Sherman continued to perform in school plays and community theater. It was in high school that he met his mentor Kirby Volz, a man Sherman regards as a second father. The teacher helped his student grow artistically, and it was during this time that Sherman began working, both on the stage and behind the scenes, with the Fort Wayne Summer Music Theatre, a project cofounded and directed by Volz. So last year when Volz decided to step down as director and focus on producing, Sherman was the choice to take over the program’s leadership. Sherman’s choice for his first production this past summer was an ambitious one — West Side Story.
“It was an awesome experience, one I’ll never forget,” Sherman said. “It was a perfect combination of talent, staff, kids.

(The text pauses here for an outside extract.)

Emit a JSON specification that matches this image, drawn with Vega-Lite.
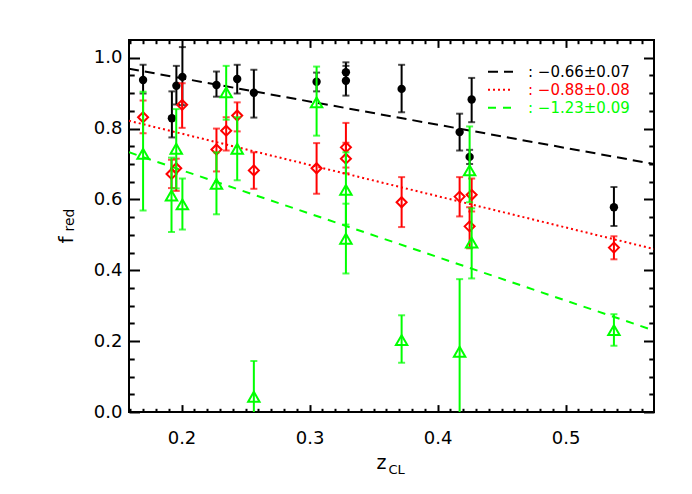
{
  "$schema": "https://vega.github.io/schema/vega-lite/v6.json",
  "width": 525,
  "height": 372,
  "autosize": {"type": "none"},
  "padding": {"left": 129, "top": 40, "right": 38, "bottom": 82},
  "background": "white",
  "config": {
    "font": "DejaVu Sans",
    "view": {"stroke": "black", "strokeWidth": 2},
    "axis": {"grid": false, "domain": false, "tickColor": "black", "tickWidth": 2, "labelColor": "black", "titleColor": "black", "titleFontWeight": "normal", "labelFont": "DejaVu Sans", "titleFont": "DejaVu Sans", "labelFlush": false}
  },
  "datasets": {
    "fits": [
      {"fit": "−0.66±0.07", "z": 0.159, "f": 0.969},
      {"fit": "−0.66±0.07", "z": 0.569, "f": 0.700},
      {"fit": "−0.88±0.08", "z": 0.159, "f": 0.822},
      {"fit": "−0.88±0.08", "z": 0.569, "f": 0.460},
      {"fit": "−1.23±0.09", "z": 0.159, "f": 0.733},
      {"fit": "−1.23±0.09", "z": 0.569, "f": 0.230}
    ],
    "black": [
      {"z": 0.170, "f": 0.937, "lo": 0.899, "hi": 0.980},
      {"z": 0.1925, "f": 0.829, "lo": 0.775, "hi": 0.905},
      {"z": 0.196, "f": 0.921, "lo": 0.868, "hi": 0.977},
      {"z": 0.2007, "f": 0.946, "lo": 0.866, "hi": 1.030},
      {"z": 0.2273, "f": 0.923, "lo": 0.890, "hi": 0.961},
      {"z": 0.2435, "f": 0.940, "lo": 0.899, "hi": 0.980},
      {"z": 0.2565, "f": 0.901, "lo": 0.831, "hi": 0.966},
      {"z": 0.3055, "f": 0.932, "lo": 0.905, "hi": 0.958},
      {"z": 0.3284, "f": 0.959, "lo": 0.935, "hi": 0.987},
      {"z": 0.3284, "f": 0.935, "lo": 0.893, "hi": 0.977},
      {"z": 0.3719, "f": 0.912, "lo": 0.846, "hi": 0.980},
      {"z": 0.4172, "f": 0.790, "lo": 0.738, "hi": 0.842},
      {"z": 0.4266, "f": 0.882, "lo": 0.818, "hi": 0.943},
      {"z": 0.425, "f": 0.720, "lo": 0.700, "hi": 0.740},
      {"z": 0.5377, "f": 0.578, "lo": 0.525, "hi": 0.635}
    ],
    "red": [
      {"z": 0.170, "f": 0.832, "lo": 0.787, "hi": 0.879},
      {"z": 0.2005, "f": 0.867, "lo": 0.802, "hi": 0.928},
      {"z": 0.1922, "f": 0.672, "lo": 0.632, "hi": 0.712},
      {"z": 0.1959, "f": 0.688, "lo": 0.624, "hi": 0.715},
      {"z": 0.2273, "f": 0.741, "lo": 0.679, "hi": 0.800},
      {"z": 0.2349, "f": 0.794, "lo": 0.738, "hi": 0.832},
      {"z": 0.2435, "f": 0.837, "lo": 0.792, "hi": 0.874},
      {"z": 0.2565, "f": 0.682, "lo": 0.630, "hi": 0.733},
      {"z": 0.3055, "f": 0.688, "lo": 0.616, "hi": 0.759},
      {"z": 0.3284, "f": 0.747, "lo": 0.690, "hi": 0.816},
      {"z": 0.3284, "f": 0.715, "lo": 0.674, "hi": 0.760},
      {"z": 0.3719, "f": 0.592, "lo": 0.522, "hi": 0.663},
      {"z": 0.4172, "f": 0.608, "lo": 0.552, "hi": 0.663},
      {"z": 0.4266, "f": 0.613, "lo": 0.566, "hi": 0.659},
      {"z": 0.425, "f": 0.524, "lo": 0.462, "hi": 0.578},
      {"z": 0.5377, "f": 0.464, "lo": 0.431, "hi": 0.496}
    ],
    "green": [
      {"z": 0.170, "f": 0.729, "lo": 0.569, "hi": 0.904},
      {"z": 0.1959, "f": 0.743, "lo": 0.631, "hi": 0.855},
      {"z": 0.1922, "f": 0.611, "lo": 0.508, "hi": 0.718},
      {"z": 0.2007, "f": 0.586, "lo": 0.515, "hi": 0.659},
      {"z": 0.2273, "f": 0.644, "lo": 0.558, "hi": 0.733},
      {"z": 0.2349, "f": 0.902, "lo": 0.825, "hi": 0.977},
      {"z": 0.2435, "f": 0.743, "lo": 0.654, "hi": 0.832},
      {"z": 0.2565, "f": 0.043, "lo": -0.06, "hi": 0.144},
      {"z": 0.3055, "f": 0.874, "lo": 0.780, "hi": 0.975},
      {"z": 0.3284, "f": 0.627, "lo": 0.529, "hi": 0.733},
      {"z": 0.3284, "f": 0.489, "lo": 0.391, "hi": 0.588},
      {"z": 0.3719, "f": 0.203, "lo": 0.139, "hi": 0.273},
      {"z": 0.425, "f": 0.682, "lo": 0.592, "hi": 0.806},
      {"z": 0.4266, "f": 0.478, "lo": 0.377, "hi": 0.575},
      {"z": 0.4172, "f": 0.170, "lo": -0.04, "hi": 0.375},
      {"z": 0.5377, "f": 0.231, "lo": 0.187, "hi": 0.276}
    ]
  },
  "resolve": {"axis": {"x": "independent", "y": "independent"}},
  "layer": [
    {
      "data": {"name": "fits"},
      "mark": {"type": "line", "strokeWidth": 2, "clip": true},
      "encoding": {
        "x": {"field": "z", "type": "quantitative", "scale": {"domain": [0.159, 0.569], "nice": false, "zero": false},
          "axis": {"orient": "bottom", "values": [0.2, 0.3, 0.4, 0.5], "format": ".1f", "ticks": false, "labelFontSize": 18, "labelPadding": 17, "title": "z", "titleFontSize": 19, "titleX": 247, "titleY": 56, "titleAlign": "left", "titleBaseline": "alphabetic", "titleAngle": 0}},
        "y": {"field": "f", "type": "quantitative", "scale": {"domain": [0, 1.05], "nice": false, "zero": false},
          "axis": {"orient": "left", "values": [0, 0.2, 0.4, 0.6, 0.8, 1.0], "format": ".1f", "ticks": false, "labelFontSize": 18, "labelPadding": 7, "title": "f", "titleFontSize": 20, "titleX": -57, "titleY": 203, "titleAngle": -90, "titleAlign": "left", "titleBaseline": "alphabetic"}},
        "color": {"field": "fit", "type": "nominal",
          "scale": {"domain": ["−0.66±0.07", "−0.88±0.08", "−1.23±0.09"], "range": ["#000000", "#ff0000", "#00ff00"]},
          "legend": {"orient": "none", "legendX": 358, "legendY": 23, "title": null, "direction": "vertical", "labelFontSize": 15, "labelFont": "DejaVu Sans", "labelExpr": "':  ' + datum.label", "labelColor": {"expr": "datum.value == '−0.66±0.07' ? '#000000' : (datum.value == '−0.88±0.08' ? '#ff0000' : '#00ff00')"}, "symbolType": "stroke", "symbolSize": 625, "symbolStrokeWidth": 2, "clipHeight": 17.5, "rowPadding": 0, "padding": 0, "labelOffset": 14, "labelLimit": 0}},
        "strokeDash": {"field": "fit", "type": "nominal",
          "scale": {"domain": ["−0.66±0.07", "−0.88±0.08", "−1.23±0.09"], "range": [[10, 6], [2, 3], [8, 7]]},
          "legend": {"orient": "none", "legendX": 358, "legendY": 23, "title": null, "direction": "vertical", "labelFontSize": 15, "labelFont": "DejaVu Sans", "labelExpr": "':  ' + datum.label", "labelColor": {"expr": "datum.value == '−0.66±0.07' ? '#000000' : (datum.value == '−0.88±0.08' ? '#ff0000' : '#00ff00')"}, "symbolType": "stroke", "symbolSize": 625, "symbolStrokeWidth": 2, "clipHeight": 17.5, "rowPadding": 0, "padding": 0, "labelOffset": 14, "labelLimit": 0}}
      }
    },
    {
      "data": {"name": "black"},
      "mark": {"type": "rule", "color": "#000000", "strokeWidth": 2, "clip": true},
      "encoding": {
        "x": {"field": "z", "type": "quantitative", "scale": {"domain": [0.159, 0.569], "nice": false, "zero": false},
          "axis": {"orient": "bottom", "values": [0.2, 0.3, 0.4, 0.5], "labels": false, "tickSize": -7.4, "title": "CL", "titleFontSize": 13, "titleX": 259, "titleY": 61, "titleAlign": "left", "titleBaseline": "alphabetic", "titleAngle": 0}},
        "y": {"field": "lo", "type": "quantitative", "scale": {"domain": [0, 1.05], "nice": false, "zero": false},
          "axis": {"orient": "left", "values": [0, 0.2, 0.4, 0.6, 0.8, 1.0], "labels": false, "tickSize": -10.5, "title": "red", "titleFontSize": 14, "titleX": -56, "titleY": 191, "titleAngle": -90, "titleAlign": "left", "titleBaseline": "alphabetic"}},
        "y2": {"field": "hi"}
      }
    },
    {
      "data": {"name": "black"},
      "mark": {"type": "tick", "color": "#000000", "orient": "horizontal", "size": 7, "thickness": 2, "clip": true},
      "encoding": {
        "x": {"field": "z", "type": "quantitative", "scale": {"domain": [0.159, 0.569], "nice": false, "zero": false},
          "axis": {"orient": "bottom", "values": [0.16, 0.17, 0.18, 0.19, 0.21, 0.22, 0.23, 0.24, 0.25, 0.26, 0.27, 0.28, 0.29, 0.31, 0.32, 0.33, 0.34, 0.35, 0.36, 0.37, 0.38, 0.39, 0.41, 0.42, 0.43, 0.44, 0.45, 0.46, 0.47, 0.48, 0.49, 0.51, 0.52, 0.53, 0.54, 0.55, 0.56], "labels": false, "tickSize": -3.7, "title": null}},
        "y": {"field": "lo", "type": "quantitative", "scale": {"domain": [0, 1.05], "nice": false, "zero": false},
          "axis": {"orient": "left", "values": [0.05, 0.1, 0.15, 0.25, 0.3, 0.35, 0.45, 0.5, 0.55, 0.65, 0.7, 0.75, 0.85, 0.9, 0.95], "labels": false, "tickSize": -5.2, "title": null}}
      }
    },
    {
      "data": {"name": "black"},
      "mark": {"type": "tick", "color": "#000000", "orient": "horizontal", "size": 7, "thickness": 2, "clip": true},
      "encoding": {
        "x": {"field": "z", "type": "quantitative", "scale": {"domain": [0.159, 0.569], "nice": false, "zero": false},
          "axis": {"orient": "top", "values": [0.2, 0.3, 0.4, 0.5], "labels": false, "tickSize": -7.4, "title": null}},
        "y": {"field": "hi", "type": "quantitative", "scale": {"domain": [0, 1.05], "nice": false, "zero": false},
          "axis": {"orient": "right", "values": [0, 0.2, 0.4, 0.6, 0.8, 1.0], "labels": false, "tickSize": -10.5, "title": null}}
      }
    },
    {
      "data": {"name": "black"},
      "mark": {"type": "point", "shape": "circle", "filled": true, "size": 70, "color": "#000000", "opacity": 1},
      "encoding": {
        "x": {"field": "z", "type": "quantitative", "scale": {"domain": [0.159, 0.569], "nice": false, "zero": false},
          "axis": {"orient": "top", "values": [0.16, 0.17, 0.18, 0.19, 0.21, 0.22, 0.23, 0.24, 0.25, 0.26, 0.27, 0.28, 0.29, 0.31, 0.32, 0.33, 0.34, 0.35, 0.36, 0.37, 0.38, 0.39, 0.41, 0.42, 0.43, 0.44, 0.45, 0.46, 0.47, 0.48, 0.49, 0.51, 0.52, 0.53, 0.54, 0.55, 0.56], "labels": false, "tickSize": -3.7, "title": null}},
        "y": {"field": "f", "type": "quantitative", "scale": {"domain": [0, 1.05], "nice": false, "zero": false},
          "axis": {"orient": "right", "values": [0.05, 0.1, 0.15, 0.25, 0.3, 0.35, 0.45, 0.5, 0.55, 0.65, 0.7, 0.75, 0.85, 0.9, 0.95], "labels": false, "tickSize": -5.2, "title": null}}
      }
    },
    {
      "data": {"name": "red"},
      "mark": {"type": "rule", "color": "#ff0000", "strokeWidth": 2, "clip": true},
      "encoding": {
        "x": {"field": "z", "type": "quantitative", "axis": null},
        "y": {"field": "lo", "type": "quantitative", "axis": null},
        "y2": {"field": "hi"}
      }
    },
    {
      "data": {"name": "red"},
      "mark": {"type": "tick", "color": "#ff0000", "orient": "horizontal", "size": 7, "thickness": 2, "clip": true},
      "encoding": {
        "x": {"field": "z", "type": "quantitative", "axis": null},
        "y": {"field": "lo", "type": "quantitative", "axis": null}
      }
    },
    {
      "data": {"name": "red"},
      "mark": {"type": "tick", "color": "#ff0000", "orient": "horizontal", "size": 7, "thickness": 2, "clip": true},
      "encoding": {
        "x": {"field": "z", "type": "quantitative", "axis": null},
        "y": {"field": "hi", "type": "quantitative", "axis": null}
      }
    },
    {
      "data": {"name": "red"},
      "mark": {"type": "point", "shape": "diamond", "filled": false, "size": 100, "strokeWidth": 2, "color": "#ff0000", "opacity": 1},
      "encoding": {
        "x": {"field": "z", "type": "quantitative", "axis": null},
        "y": {"field": "f", "type": "quantitative", "axis": null}
      }
    },
    {
      "data": {"name": "green"},
      "mark": {"type": "rule", "color": "#00ff00", "strokeWidth": 2, "clip": true},
      "encoding": {
        "x": {"field": "z", "type": "quantitative", "axis": null},
        "y": {"field": "lo", "type": "quantitative", "axis": null},
        "y2": {"field": "hi"}
      }
    },
    {
      "data": {"name": "green"},
      "mark": {"type": "tick", "color": "#00ff00", "orient": "horizontal", "size": 7, "thickness": 2, "clip": true},
      "encoding": {
        "x": {"field": "z", "type": "quantitative", "axis": null},
        "y": {"field": "lo", "type": "quantitative", "axis": null}
      }
    },
    {
      "data": {"name": "green"},
      "mark": {"type": "tick", "color": "#00ff00", "orient": "horizontal", "size": 7, "thickness": 2, "clip": true},
      "encoding": {
        "x": {"field": "z", "type": "quantitative", "axis": null},
        "y": {"field": "hi", "type": "quantitative", "axis": null}
      }
    },
    {
      "data": {"name": "green"},
      "mark": {"type": "point", "shape": "triangle-up", "filled": false, "size": 130, "strokeWidth": 2, "color": "#00ff00", "opacity": 1},
      "encoding": {
        "x": {"field": "z", "type": "quantitative", "axis": null},
        "y": {"field": "f", "type": "quantitative", "axis": null}
      }
    }
  ]
}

It was everything I could have asked for. We had 56 kids in the show and 10 people on the crew.”
The show was enthusiastically received by audiences, and the resulting momentum has led to new and exciting plans for the future. Sherman helped create an umbrella organization — Indiana Music Theatre Foundation — which will be opening a facility next year. And the combination of FWSMT and IMTF allows for the production of two shows next year: Les Miserables in June and American Idiot in August, a perfect blend of classic and new musical energy.
Sherman, who also teaches and directs show choir at Homestead High School, is happy to offer young talent opportunities beyond what they get at school.
“We can do bigger shows than what high schools can produce,” Sherman said. “I’m not dogging high school because I teach in a high school. But they can be limited financially or by content or by the talent they have in their school. We’re bringing together students from all of the schools and can put together much larger productions and give these kids that many more opportunities.”